Quiere esto decir que el protagonismo regio en el desempeño de la referida función no pasa de la sugerencia, del intercambio de impresiones y acaso del estímulo, pero siempre sin desatender el juego parlamentario de las fuerzas políticas. No estamos, pues, ante el ejercicio de un poder propiamente dicho, sino ante actos tasados, debidos y de contenido determinado. Lo que, visto por el envés, lleva al resultado de que el Rey actúe siempre sobre seguro y no haga propuesta alguna que no esté consensuada.

No obstante, actualmente estamos en una circunstancia en la que las no muy fluidas relaciones entre los principales partidos, con sus líderes a la cabeza, y la incompatibilidad entre determinados puntos de sus respectivos programas parecen obstaculizar la investidura de uno de ellos. De otra parte, frente a la opinión que me atribuye un medio escrito, no es previsible que los actuales grupos parlamentarios consientan una investidura tecnocrática que protagonice una minilegislatura de un par de años para abordar algunas reformas. Hay demasiadas ganas de poder como para avenirse a cederlo a un quidam que no lo haya ganado en las urnas.

POR TANTO,como ni la Constitución ni la Ley del Gobierno ofrecen otra salida para deshacer este nudo institucional, no puede descartarse que se ponga en marcha la única solución jurídicamente válida: que el Rey proponga una candidatura únicamente a los efectos de la celebración de una sesión meramente instrumental de investidura y de resultado adverso previamente pactado, para, dos meses más tarde, disolver las Cámaras y convocar nuevas elecciones con la esperanza de que ofrezcan un resultado menos problemático.

La dificultad reside en decidir el candidato. A primera vista, podría ser uno de los aspirantes con tal de ser consensuado, pero me temo que no haya voluntarios. Estamos ante una laguna constitucional que debería ser colmada mediante la adopción de una convención constitucional consistente en que sea propuesto el presidente del Gobierno en funciones, como una función más de su cargo.

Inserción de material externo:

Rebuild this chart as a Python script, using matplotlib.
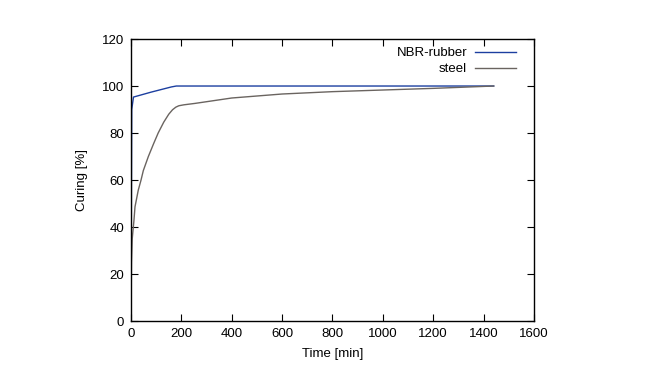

De ser así, la tramitación parlamentaria de esa no-investidura pactada debería desprenderse de toda solemnidad, como mero trámite que es, y ultimarse con rapidez.

Ahora bien, después de celebrarse las nuevas elecciones, pesaría sobre los principales partidos la grave responsabilidad de, en tanto se reforma la Constitución, llevar a la Ley del Gobierno este criterio, u otro que se arbitre, como puede ser la formación de un Gobierno de coalición o uno de concentración nacional. Porque más vale una solución que ninguna solución.